Short exercise.
Only the pictures are omitted; repeat all other data exactly.

Data extract.
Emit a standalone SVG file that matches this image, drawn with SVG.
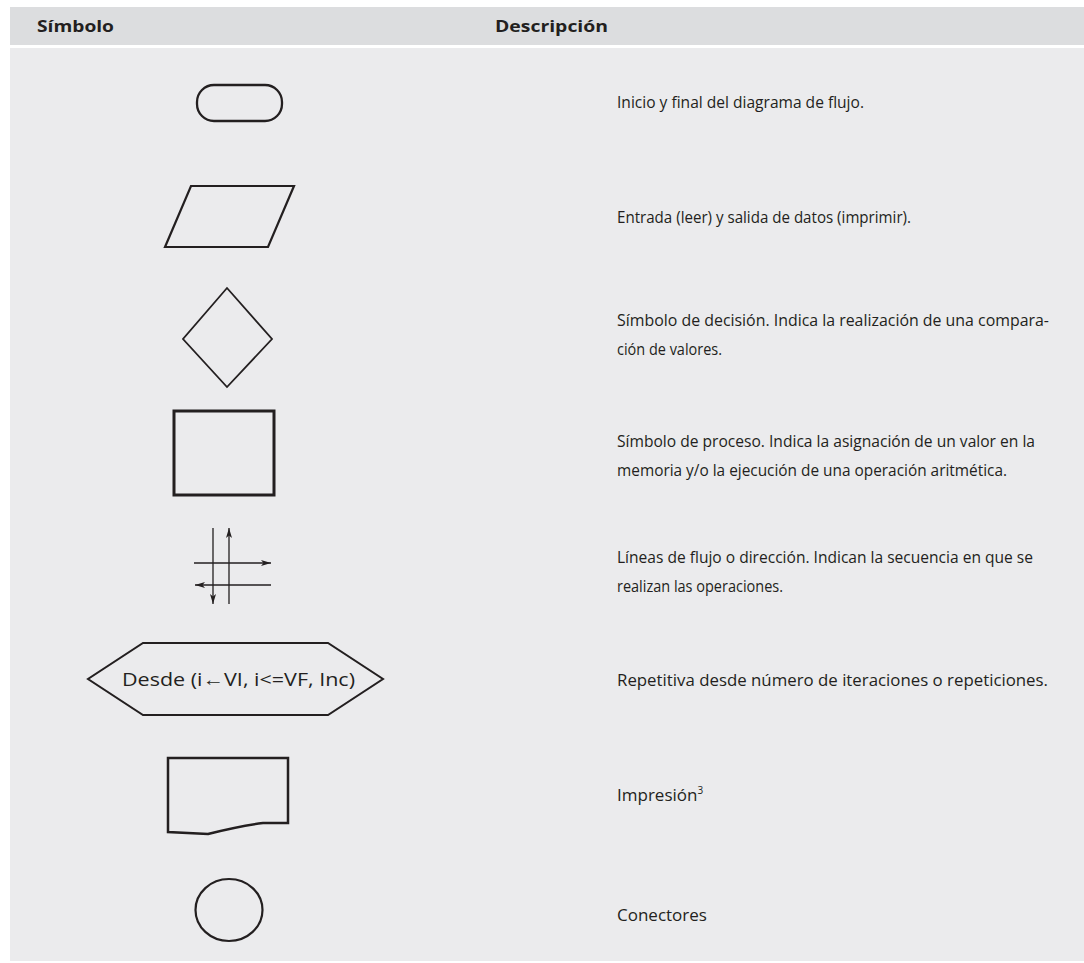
<svg xmlns="http://www.w3.org/2000/svg" width="1084" height="963" viewBox="0 0 1084 963">
<defs>
<style>
.hdr{fill:#dcdddf}
.body{fill:#ebebed}
.sh{fill:none;stroke:#231f20;stroke-linejoin:miter}
.th{font-family:"Open Sans","Liberation Sans",sans-serif;font-size:16.5px;font-weight:bold;fill:#231f20}
.t{font-family:"Open Sans","Liberation Sans",sans-serif;font-size:17px;fill:#231f20}
.tl{font-size:16.5px}
.hx{font-family:"Open Sans","Liberation Sans",sans-serif;font-size:19px;fill:#231f20}
.fl{stroke:#231f20;stroke-width:1.3;fill:none}
</style>
<marker id="ah" viewBox="0 0 10 6" refX="10" refY="3" markerWidth="10" markerHeight="6" markerUnits="userSpaceOnUse" orient="auto">
<path d="M0,0 L10,3 L0,6 L2.5,3 Z" fill="#231f20"/>
</marker>
</defs>
<rect class="hdr" x="10" y="7" width="1074" height="38"/>
<rect class="body" x="10" y="48" width="1074" height="913"/>
<text class="th" x="37" y="32" textLength="77" lengthAdjust="spacingAndGlyphs">Símbolo</text>
<text class="th" x="495" y="32" textLength="113" lengthAdjust="spacingAndGlyphs">Descripción</text>

<g id="terminal">
<rect class="sh" x="197" y="85" width="85" height="36" rx="17" stroke-width="2.3"/>
<text class="t" x="617" y="108" textLength="247" lengthAdjust="spacingAndGlyphs">Inicio y final del diagrama de flujo.</text>
</g>
<g id="io">
<polygon class="sh" points="191,186 294,186 268,247 165,247" stroke-width="2.2"/>
<text class="t" x="617" y="223" textLength="294" lengthAdjust="spacingAndGlyphs">Entrada (leer) y salida de datos (imprimir).</text>
</g>
<g id="decision">
<polygon class="sh" points="227,288 272,339 227,387 183,339" stroke-width="1.8"/>
<text class="t tl" x="617" y="326" textLength="432" lengthAdjust="spacingAndGlyphs">Símbolo de decisión. Indica la realización de una compara-</text>
<text class="t" x="617" y="355" textLength="105" lengthAdjust="spacingAndGlyphs">ción de valores.</text>
</g>
<g id="process">
<rect class="sh" x="174" y="411" width="100" height="84" stroke-width="3"/>
<text class="t tl" x="617" y="447" textLength="418" lengthAdjust="spacingAndGlyphs">Símbolo de proceso. Indica la asignación de un valor en la</text>
<text class="t" x="617" y="476" textLength="390" lengthAdjust="spacingAndGlyphs">memoria y/o la ejecución de una operación aritmética.</text>
</g>
<g id="flowlines">
<line class="fl" x1="213" y1="528" x2="213" y2="604" marker-end="url(#ah)"/>
<line class="fl" x1="229" y1="604" x2="229" y2="528" marker-end="url(#ah)"/>
<line class="fl" x1="194" y1="563" x2="271" y2="563" marker-end="url(#ah)"/>
<line class="fl" x1="271" y1="585" x2="195" y2="585" marker-end="url(#ah)"/>
<text class="t" x="617" y="563" textLength="416" lengthAdjust="spacingAndGlyphs">Líneas de flujo o dirección. Indican la secuencia en que se</text>
<text class="t" x="617" y="592" textLength="166" lengthAdjust="spacingAndGlyphs">realizan las operaciones.</text>
</g>
<g id="loop">
<polygon class="sh" points="143,643 328,643 383,679 328,715 143,715 88,679" stroke-width="2"/>
<text class="hx" x="122" y="686" textLength="233" lengthAdjust="spacingAndGlyphs">Desde (i←VI, i&lt;=VF, Inc)</text>
<text class="t" x="617" y="686" textLength="431" lengthAdjust="spacingAndGlyphs">Repetitiva desde número de iteraciones o repeticiones.</text>
</g>
<g id="document">
<path class="sh" d="M168,758 L288,758 L288,823 L263,823 Q240,826 208,834 L168,832 Z" stroke-width="2.5"/>
<text class="t" x="617" y="801">Impresión<tspan font-size="10" dy="-7">3</tspan></text>
</g>
<g id="connector">
<ellipse class="sh" cx="229" cy="910" rx="33.5" ry="31" stroke-width="2.2"/>
<text class="t" x="617" y="921">Conectores</text>
</g>
<g id="connectors"></g>
</svg>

Exercise result.
Emit a standalone SVG file that matches this image, drawn with SVG.
<svg xmlns="http://www.w3.org/2000/svg" width="1084" height="963" viewBox="0 0 1084 963">
<defs>
<style>
.hdr{fill:#dcdddf}
.body{fill:#ebebed}
.sh{fill:none;stroke:#231f20;stroke-linejoin:miter}
.th{font-family:"Open Sans","Liberation Sans",sans-serif;font-size:16.5px;font-weight:bold;fill:#231f20}
.t{font-family:"Open Sans","Liberation Sans",sans-serif;font-size:17px;fill:#231f20}
.tl{font-size:16.5px}
.hx{font-family:"Open Sans","Liberation Sans",sans-serif;font-size:19px;fill:#231f20}
.fl{stroke:#231f20;stroke-width:1.3;fill:none}
</style>
<marker id="ah" viewBox="0 0 10 6" refX="10" refY="3" markerWidth="10" markerHeight="6" markerUnits="userSpaceOnUse" orient="auto">
<path d="M0,0 L10,3 L0,6 L2.5,3 Z" fill="#231f20"/>
</marker>
</defs>
<rect class="hdr" x="10" y="7" width="1074" height="38"/>
<rect class="body" x="10" y="48" width="1074" height="913"/>
<text class="th" x="37" y="32" textLength="77" lengthAdjust="spacingAndGlyphs">Símbolo</text>
<text class="th" x="495" y="32" textLength="113" lengthAdjust="spacingAndGlyphs">Descripción</text>

<g id="terminal">
<rect class="sh" x="197" y="85" width="85" height="36" rx="17" stroke-width="2.3"/>
<text class="t" x="617" y="108" textLength="247" lengthAdjust="spacingAndGlyphs">Inicio y final del diagrama de flujo.</text>
</g>
<g id="io">
<polygon class="sh" points="191,186 294,186 268,247 165,247" stroke-width="2.2"/>
<text class="t" x="617" y="223" textLength="294" lengthAdjust="spacingAndGlyphs">Entrada (leer) y salida de datos (imprimir).</text>
</g>
<g id="decision">
<polygon class="sh" points="227,288 272,339 227,387 183,339" stroke-width="1.8"/>
<text class="t tl" x="617" y="326" textLength="432" lengthAdjust="spacingAndGlyphs">Símbolo de decisión. Indica la realización de una compara-</text>
<text class="t" x="617" y="355" textLength="105" lengthAdjust="spacingAndGlyphs">ción de valores.</text>
</g>
<g id="process">
<rect class="sh" x="174" y="411" width="100" height="84" stroke-width="3"/>
<text class="t tl" x="617" y="447" textLength="418" lengthAdjust="spacingAndGlyphs">Símbolo de proceso. Indica la asignación de un valor en la</text>
<text class="t" x="617" y="476" textLength="390" lengthAdjust="spacingAndGlyphs">memoria y/o la ejecución de una operación aritmética.</text>
</g>
<g id="flowlines">
<line class="fl" x1="213" y1="528" x2="213" y2="604" marker-end="url(#ah)"/>
<line class="fl" x1="229" y1="604" x2="229" y2="528" marker-end="url(#ah)"/>
<line class="fl" x1="194" y1="563" x2="271" y2="563" marker-end="url(#ah)"/>
<line class="fl" x1="271" y1="585" x2="195" y2="585" marker-end="url(#ah)"/>
<text class="t" x="617" y="563" textLength="416" lengthAdjust="spacingAndGlyphs">Líneas de flujo o dirección. Indican la secuencia en que se</text>
<text class="t" x="617" y="592" textLength="166" lengthAdjust="spacingAndGlyphs">realizan las operaciones.</text>
</g>
<g id="loop">
<polygon class="sh" points="143,643 328,643 383,679 328,715 143,715 88,679" stroke-width="2"/>
<text class="hx" x="122" y="686" textLength="233" lengthAdjust="spacingAndGlyphs">Desde (i←VI, i&lt;=VF, Inc)</text>
<text class="t" x="617" y="686" textLength="431" lengthAdjust="spacingAndGlyphs">Repetitiva desde número de iteraciones o repeticiones.</text>
</g>
<g id="document">
<path class="sh" d="M168,758 L288,758 L288,823 L263,823 Q240,826 208,834 L168,832 Z" stroke-width="2.5"/>
<text class="t" x="617" y="801">Impresión<tspan font-size="10" dy="-7">3</tspan></text>
</g>
<g id="connector">
<ellipse class="sh" cx="229" cy="910" rx="33.5" ry="31" stroke-width="2.2"/>
<text class="t" x="617" y="921">Conectores</text>
</g>
<g id="connectors"></g>
</svg>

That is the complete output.